/Professor não, prefiro ser motorista de ônibus

Professor não, prefiro ser motorista de ônibus

PROFESSOR NÃO, PREFIRO SER MOTORISTA DE ÔNIBUS
 
Depois de um aniversário de criança, enfrentei duas horas de engarrafamento em um Uber, com dois meninos no banco de trás quicando mais do que bola de basquete. Mesmo assim, foi uma experiência interessante. O motorista era um rapaz de trinta e poucos anos – qualquer um com vinte anos a menos que eu é rapaz ou moça. Batemos um longo papo, que girou em torno da questão da escolha de profissão. Além de ser motorista de Uber para reforçar o orçamento, Silvio tem como principal fonte de sustento sete horas por dia à frente do volante de um ônibus na heróica linha Campo Grande-Praça Tiradentes.
 
Na verdade, ele cursou Matemática até o fim em uma faculdade privada da Zona Oeste.
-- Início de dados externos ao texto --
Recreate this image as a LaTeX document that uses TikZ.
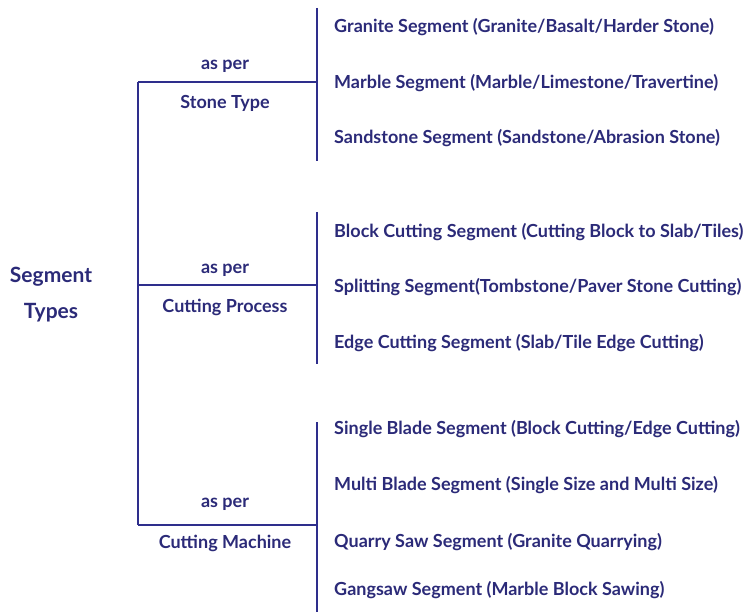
\documentclass[tikz,border=0pt]{standalone}
\usepackage{fontspec}
\setmainfont{Lato}
\definecolor{navy}{HTML}{2B2A78}
\definecolor{linec}{HTML}{2E2E8C}
\begin{document}
\begin{tikzpicture}[x=1pt,y=-1pt,
  every node/.style={text=navy,font=\bfseries,inner sep=0pt},
  item/.style={anchor=west,font=\bfseries\fontsize{18}{20}\selectfont},
  mid/.style={font=\bfseries\fontsize{18}{20}\selectfont},
  big/.style={font=\bfseries\fontsize{21}{24}\selectfont},
  ln/.style={draw=linec,line width=2.4pt},
  bar/.style={draw=linec,line width=1.6pt}]
\useasboundingbox (0,0) rectangle (747,612);
% root
\node[big] (seg) at (51,277) {Segment};
\node[big] (typ) at (51,313) {Types};
% trunk coordinates
\coordinate (t1) at (138,82);
\coordinate (t2) at (138,285);
\coordinate (t3) at (138,525);
\coordinate (b1) at (317,82);
\coordinate (b2) at (317,285);
\coordinate (b3) at (317,525);
\draw[ln] (t1) -- (t3);
\draw[ln] (t1) -- (b1);
\draw[ln] (t2) -- (b2);
\draw[ln] (t3) -- (b3);
% bars
\coordinate (r1a) at (317,8);   \coordinate (r1b) at (317,161);
\coordinate (r2a) at (317,212); \coordinate (r2b) at (317,364);
\coordinate (r3a) at (317,422); \coordinate (r3b) at (317,612);
\draw[bar] (r1a) -- (r1b);
\draw[bar] (r2a) -- (r2b);
\draw[bar] (r3a) -- (r3b);
% mid labels
\node[mid] (ap1) at (225,66) {as per};
\node[mid] (st) at (225,103) {Stone Type};
\node[mid] (ap2) at (225,270) {as per};
\node[mid] (cp) at (225,307) {Cutting Process};
\node[mid] (ap3) at (225,504) {as per};
\node[mid] (cm) at (225,543) {Cutting Machine};
% items
\node[item] (i1) at (334,27) {Granite Segment (Granite/Basalt/Harder Stone)};
\node[item] (i2) at (334,83) {Marble Segment (Marble/Limestone/Travertine)};
\node[item] (i3) at (334,138) {Sandstone Segment (Sandstone/Abrasion Stone)};
\node[item] (i4) at (334,232) {Block Cutting Segment (Cutting Block to Slab/Tiles)};
\node[item] (i5) at (334,287) {Splitting Segment(Tombstone/Paver Stone Cutting)};
\node[item] (i6) at (334,343) {Edge Cutting Segment (Slab/Tile Edge Cutting)};
\node[item] (i7) at (334,429) {Single Blade Segment (Block Cutting/Edge Cutting)};
\node[item] (i8) at (334,485) {Multi Blade Segment (Single Size and Multi Size)};
\node[item] (i9) at (334,542) {Quarry Saw Segment (Granite Quarrying)};
\node[item] (i10) at (334,590) {Gangsaw Segment (Marble Block Sawing)};
\end{tikzpicture}
\end{document}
Durante o curso, pedia aos professores que transformassem os vôos teóricos em alguma coisa que ele pudesse utilizar em sala de aula com os adolescentes que teria como alunos. Sua primeira experiência como professor foi trágica. Escalado para dar aula de recuperação a alunos da Favela do Barbante, tinha em mãos uma turma em que muitos alunos já chegavam “doidões”. Mesmo assim, Silvio não desistia:
 
– Durante meia hora eu conseguia trazê-los para o meu mundo, mas depois disso…
 
Silvio não tinha dificuldade em ensinar. Ele gosta de fazê-lo, gosta da disciplina:
 
– Eu sei corrigir os erros dos alunos, sei dizer exatamente onde o raciocínio se perdeu ou falhou.
 
Mas quando ele percebeu que além das dificuldades ele ganharia pouco, levaria uma montanha de trabalhos para casa, inclusive no fim de semana, resolveu ser policial militar. Passou na prova e quando estava prestes a fazer o curso, teve a notícia de que um amigo que já estava na PM tinha tomado um tiro. Desistiu:
 
– Aquilo lá não é vida…
 
Foi assim que um futuro professor de Matemática de mão cheia teve que por as mãos no volante de um ônibus lotado de uma companhia recordista em reclamações. Ele contou isso sem nenhum drama. Está simplesmente buscando um futuro melhor para si e para sua família: ele e a esposa têm uma menina pequena.
 
Talvez não seja nenhuma tragédia para Sílvio, mas com certeza é alarmante que a carreira de professor seja menos atraente do que carreiras essenciais à sociedade mas que são marcadamente difíceis e perigosas e estão longe de ser regiamente remuneradas.
 
Para onde irá uma sociedade em que a carreira de professor parece ser uma espécie de tabu?